In each case it will return a batchID that you can use to get the latest status of those tasks


For convenience of testing you can also submit a task using GET but this isn’t recommended in normal use because the parameters are visible in the URL and you can’t pass a list of files or clipIDs.

Worker farming

With a Pegasus Worker license you can have several worker instances in a cluster work cooperatively on the same list of jobs.

Rather than using the task list, which is local to each running instance, the database on the CatDV Server is used to coordinate the different instances.
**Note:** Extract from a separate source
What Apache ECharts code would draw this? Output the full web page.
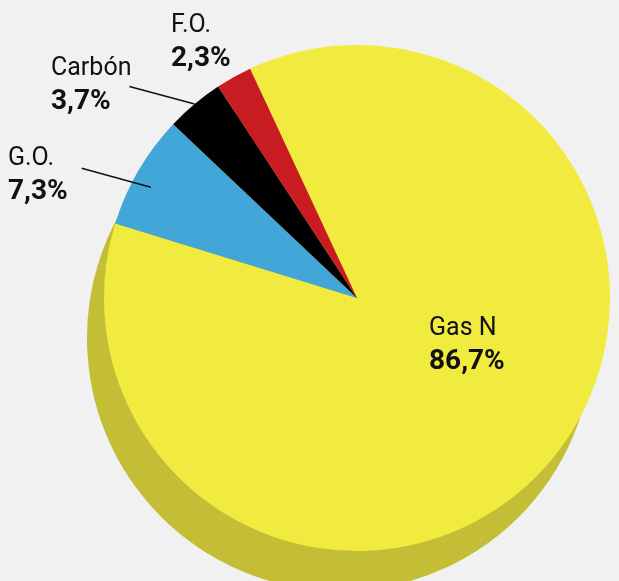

On your server query panel check the “Automatic distributed load balancing” option:

If this option is selected then when the server query runs, rather than “grabbing” all the matching clips that need to be processed and adding them all to its task list in one go, the worker will only grab one at a time and will mark it as “being processed” on this instance. If you have several workers all running the same query against the server they co-operate to ensure that only one worker instance can grab each clip. If a clip is already being processed on one instance and this worker has spare capacity it will automatically move down the list and take the next clip that is eligible to be worked on. In this way multiple Pegasus Workers will automatically divide up the work between them with no risk of conflicts because two are trying to update the same clip at the same time.

This process is managed automatically by all the workers running the same query (and same job name) that have the worker farming option enabled. You can see which worker is currently working on any particular clip by looking the “Worker Farming Status” (squarebox.worker.farming.status) clip field. In rate situations you might want to reset that field yourself. For example, if a job fails on one particular clip (perhaps the file is in a format that your transcode preset doesn’t support) then there is no point repeatedly processing the same file over and over again and failing each time, so once it has failed on one worker node the clip won’t be looked at again for 24 hours unless you clear that field.

It isn’t necessary for all the worker node instances in a cluster to have all exactly the same watch definitions as each other. For example, one instance might be there to handle ingest (indexing of watch folders) and another performs archiving, but they both have one common watch action that uses the worker farming option to do transcoding as a low priority background activity.